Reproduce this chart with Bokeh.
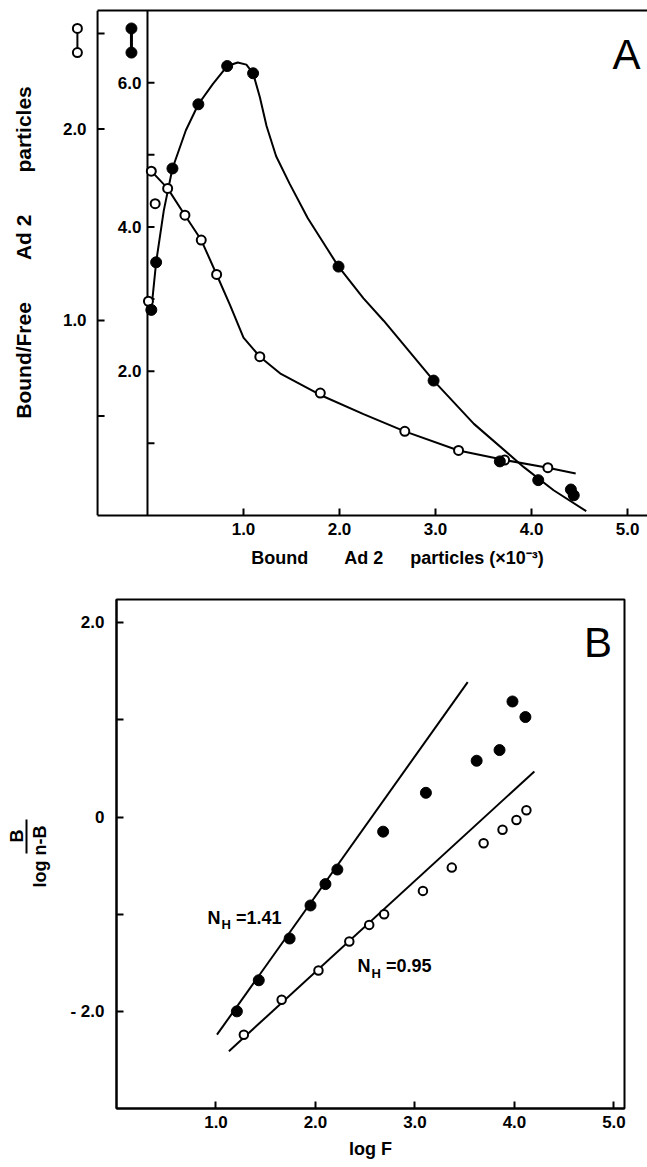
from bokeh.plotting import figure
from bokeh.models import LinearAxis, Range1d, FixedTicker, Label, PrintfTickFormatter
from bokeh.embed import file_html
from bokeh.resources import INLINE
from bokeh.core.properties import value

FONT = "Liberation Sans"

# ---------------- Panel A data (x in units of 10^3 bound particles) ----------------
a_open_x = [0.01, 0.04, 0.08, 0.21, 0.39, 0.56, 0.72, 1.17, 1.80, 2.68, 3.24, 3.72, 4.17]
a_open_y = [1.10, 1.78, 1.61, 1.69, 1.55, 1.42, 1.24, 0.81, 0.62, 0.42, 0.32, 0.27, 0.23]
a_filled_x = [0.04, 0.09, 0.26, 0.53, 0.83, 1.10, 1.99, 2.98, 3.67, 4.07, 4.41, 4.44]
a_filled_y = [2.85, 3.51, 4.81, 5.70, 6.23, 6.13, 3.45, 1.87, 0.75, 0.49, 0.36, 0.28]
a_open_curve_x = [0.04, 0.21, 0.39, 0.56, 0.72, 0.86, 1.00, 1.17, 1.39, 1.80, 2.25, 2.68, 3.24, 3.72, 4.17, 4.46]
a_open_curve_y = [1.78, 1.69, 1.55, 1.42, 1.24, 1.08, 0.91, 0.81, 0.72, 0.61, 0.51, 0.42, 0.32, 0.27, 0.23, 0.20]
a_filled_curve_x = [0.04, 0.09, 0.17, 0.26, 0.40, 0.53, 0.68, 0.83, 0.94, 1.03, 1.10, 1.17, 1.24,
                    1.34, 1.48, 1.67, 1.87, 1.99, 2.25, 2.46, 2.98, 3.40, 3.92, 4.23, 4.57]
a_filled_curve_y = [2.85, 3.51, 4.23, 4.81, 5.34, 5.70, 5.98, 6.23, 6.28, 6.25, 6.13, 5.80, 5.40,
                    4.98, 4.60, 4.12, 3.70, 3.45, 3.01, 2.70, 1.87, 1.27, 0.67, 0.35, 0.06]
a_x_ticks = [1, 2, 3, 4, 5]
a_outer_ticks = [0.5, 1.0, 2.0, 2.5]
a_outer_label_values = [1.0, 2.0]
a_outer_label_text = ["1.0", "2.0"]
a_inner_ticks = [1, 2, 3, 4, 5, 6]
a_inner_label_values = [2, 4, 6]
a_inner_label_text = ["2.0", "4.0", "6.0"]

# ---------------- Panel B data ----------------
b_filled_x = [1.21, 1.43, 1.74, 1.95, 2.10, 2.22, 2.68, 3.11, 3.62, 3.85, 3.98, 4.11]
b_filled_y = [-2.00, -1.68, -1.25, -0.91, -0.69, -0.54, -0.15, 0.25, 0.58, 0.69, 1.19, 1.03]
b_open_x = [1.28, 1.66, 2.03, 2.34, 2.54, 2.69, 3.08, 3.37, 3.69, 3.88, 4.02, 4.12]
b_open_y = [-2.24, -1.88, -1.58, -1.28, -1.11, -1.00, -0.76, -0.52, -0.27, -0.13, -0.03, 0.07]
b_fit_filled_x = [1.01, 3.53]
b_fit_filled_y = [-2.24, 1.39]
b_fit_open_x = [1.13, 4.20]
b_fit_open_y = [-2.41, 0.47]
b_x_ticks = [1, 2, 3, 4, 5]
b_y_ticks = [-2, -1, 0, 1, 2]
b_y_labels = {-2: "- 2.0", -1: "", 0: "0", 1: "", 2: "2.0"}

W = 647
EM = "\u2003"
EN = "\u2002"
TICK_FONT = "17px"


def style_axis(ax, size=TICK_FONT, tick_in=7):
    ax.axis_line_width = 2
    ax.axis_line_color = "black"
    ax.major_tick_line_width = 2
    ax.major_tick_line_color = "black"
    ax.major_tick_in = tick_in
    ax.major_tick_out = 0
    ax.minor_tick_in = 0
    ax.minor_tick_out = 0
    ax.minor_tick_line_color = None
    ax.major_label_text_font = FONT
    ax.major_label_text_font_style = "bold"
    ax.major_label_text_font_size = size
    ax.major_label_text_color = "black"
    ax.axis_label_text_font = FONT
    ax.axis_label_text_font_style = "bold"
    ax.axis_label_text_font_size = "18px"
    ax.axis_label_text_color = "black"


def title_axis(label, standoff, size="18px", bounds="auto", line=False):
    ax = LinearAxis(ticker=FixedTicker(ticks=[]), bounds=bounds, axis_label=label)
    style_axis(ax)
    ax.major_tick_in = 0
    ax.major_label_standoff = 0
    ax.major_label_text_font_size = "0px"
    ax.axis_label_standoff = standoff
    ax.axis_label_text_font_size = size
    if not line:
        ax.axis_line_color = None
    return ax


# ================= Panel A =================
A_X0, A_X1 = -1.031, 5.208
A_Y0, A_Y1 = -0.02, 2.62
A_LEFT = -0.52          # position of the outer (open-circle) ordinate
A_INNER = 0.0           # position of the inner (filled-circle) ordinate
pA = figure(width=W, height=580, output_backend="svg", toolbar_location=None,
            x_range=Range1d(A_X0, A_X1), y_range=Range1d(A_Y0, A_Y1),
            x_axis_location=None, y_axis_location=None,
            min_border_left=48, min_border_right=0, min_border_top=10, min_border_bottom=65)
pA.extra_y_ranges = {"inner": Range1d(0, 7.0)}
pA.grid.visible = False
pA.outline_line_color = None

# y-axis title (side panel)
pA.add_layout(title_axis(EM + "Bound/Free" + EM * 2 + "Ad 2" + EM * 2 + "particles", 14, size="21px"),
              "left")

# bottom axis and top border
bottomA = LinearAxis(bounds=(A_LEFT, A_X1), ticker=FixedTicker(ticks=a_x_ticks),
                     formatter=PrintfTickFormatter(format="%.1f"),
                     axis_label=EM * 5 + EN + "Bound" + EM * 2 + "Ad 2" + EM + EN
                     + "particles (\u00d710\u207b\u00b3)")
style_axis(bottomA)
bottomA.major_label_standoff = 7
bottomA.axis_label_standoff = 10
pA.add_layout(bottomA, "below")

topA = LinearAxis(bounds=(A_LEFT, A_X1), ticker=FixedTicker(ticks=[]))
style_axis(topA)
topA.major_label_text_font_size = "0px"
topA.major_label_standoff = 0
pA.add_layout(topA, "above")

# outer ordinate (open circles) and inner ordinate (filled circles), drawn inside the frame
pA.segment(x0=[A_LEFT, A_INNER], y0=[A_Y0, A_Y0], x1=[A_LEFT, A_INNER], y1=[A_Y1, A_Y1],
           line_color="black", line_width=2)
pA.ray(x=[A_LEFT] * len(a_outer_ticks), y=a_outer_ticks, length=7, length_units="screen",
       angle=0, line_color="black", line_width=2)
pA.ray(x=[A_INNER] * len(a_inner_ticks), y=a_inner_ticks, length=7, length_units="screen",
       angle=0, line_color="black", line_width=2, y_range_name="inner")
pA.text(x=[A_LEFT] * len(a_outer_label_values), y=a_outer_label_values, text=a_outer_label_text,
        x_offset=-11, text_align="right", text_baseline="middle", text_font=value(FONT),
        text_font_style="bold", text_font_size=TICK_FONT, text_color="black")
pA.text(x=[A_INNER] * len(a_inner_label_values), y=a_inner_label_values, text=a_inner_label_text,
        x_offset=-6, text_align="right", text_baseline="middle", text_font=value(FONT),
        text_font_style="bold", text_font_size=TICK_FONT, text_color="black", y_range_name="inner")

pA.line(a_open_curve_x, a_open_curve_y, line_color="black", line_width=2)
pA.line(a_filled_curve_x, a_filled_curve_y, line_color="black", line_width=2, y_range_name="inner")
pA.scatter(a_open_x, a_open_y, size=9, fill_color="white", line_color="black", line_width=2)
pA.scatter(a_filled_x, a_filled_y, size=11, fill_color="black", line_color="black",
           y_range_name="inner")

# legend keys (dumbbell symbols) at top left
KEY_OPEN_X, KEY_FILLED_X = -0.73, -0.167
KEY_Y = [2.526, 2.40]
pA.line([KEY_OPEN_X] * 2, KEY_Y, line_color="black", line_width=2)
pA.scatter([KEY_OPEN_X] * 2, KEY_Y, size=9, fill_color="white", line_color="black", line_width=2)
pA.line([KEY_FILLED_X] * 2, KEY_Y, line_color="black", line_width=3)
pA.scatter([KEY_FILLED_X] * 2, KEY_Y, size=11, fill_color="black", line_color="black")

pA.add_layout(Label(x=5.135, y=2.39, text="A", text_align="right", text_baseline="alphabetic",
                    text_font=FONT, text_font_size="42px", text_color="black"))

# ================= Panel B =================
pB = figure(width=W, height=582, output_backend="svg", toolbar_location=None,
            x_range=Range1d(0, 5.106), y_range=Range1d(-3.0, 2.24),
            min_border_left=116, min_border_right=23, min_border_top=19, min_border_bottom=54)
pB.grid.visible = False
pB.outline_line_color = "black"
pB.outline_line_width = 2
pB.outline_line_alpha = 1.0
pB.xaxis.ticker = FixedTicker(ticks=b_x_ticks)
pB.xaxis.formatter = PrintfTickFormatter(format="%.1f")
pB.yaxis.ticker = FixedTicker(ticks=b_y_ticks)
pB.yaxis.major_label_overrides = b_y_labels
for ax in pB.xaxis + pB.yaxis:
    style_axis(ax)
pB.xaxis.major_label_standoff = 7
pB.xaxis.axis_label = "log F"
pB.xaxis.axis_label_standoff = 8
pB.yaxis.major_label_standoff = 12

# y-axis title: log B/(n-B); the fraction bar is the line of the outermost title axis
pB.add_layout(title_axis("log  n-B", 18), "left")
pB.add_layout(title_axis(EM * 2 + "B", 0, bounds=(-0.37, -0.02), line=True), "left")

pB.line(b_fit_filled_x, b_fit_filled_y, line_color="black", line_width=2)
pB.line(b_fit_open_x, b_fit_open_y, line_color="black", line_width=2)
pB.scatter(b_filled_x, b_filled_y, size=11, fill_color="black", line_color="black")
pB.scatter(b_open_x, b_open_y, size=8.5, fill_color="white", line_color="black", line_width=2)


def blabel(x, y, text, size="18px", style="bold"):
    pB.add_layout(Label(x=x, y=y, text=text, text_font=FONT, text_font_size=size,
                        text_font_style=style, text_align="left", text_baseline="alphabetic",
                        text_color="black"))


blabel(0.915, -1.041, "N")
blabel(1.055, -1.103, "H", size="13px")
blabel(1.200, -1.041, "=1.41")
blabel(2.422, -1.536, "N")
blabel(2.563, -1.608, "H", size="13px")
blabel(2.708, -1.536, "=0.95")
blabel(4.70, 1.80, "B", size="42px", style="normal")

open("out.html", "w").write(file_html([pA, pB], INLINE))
━━━
_REQUIREMENTS_
Leave out any pictures and return exactly the lines from the beginning of the data through the line with "from bokeh.core.properties import value", inclusive.

_ANSWER TO THE PROBLEM_
Reproduce this chart with Bokeh.
from bokeh.plotting import figure
from bokeh.models import LinearAxis, Range1d, FixedTicker, Label, PrintfTickFormatter
from bokeh.embed import file_html
from bokeh.resources import INLINE
from bokeh.core.properties import value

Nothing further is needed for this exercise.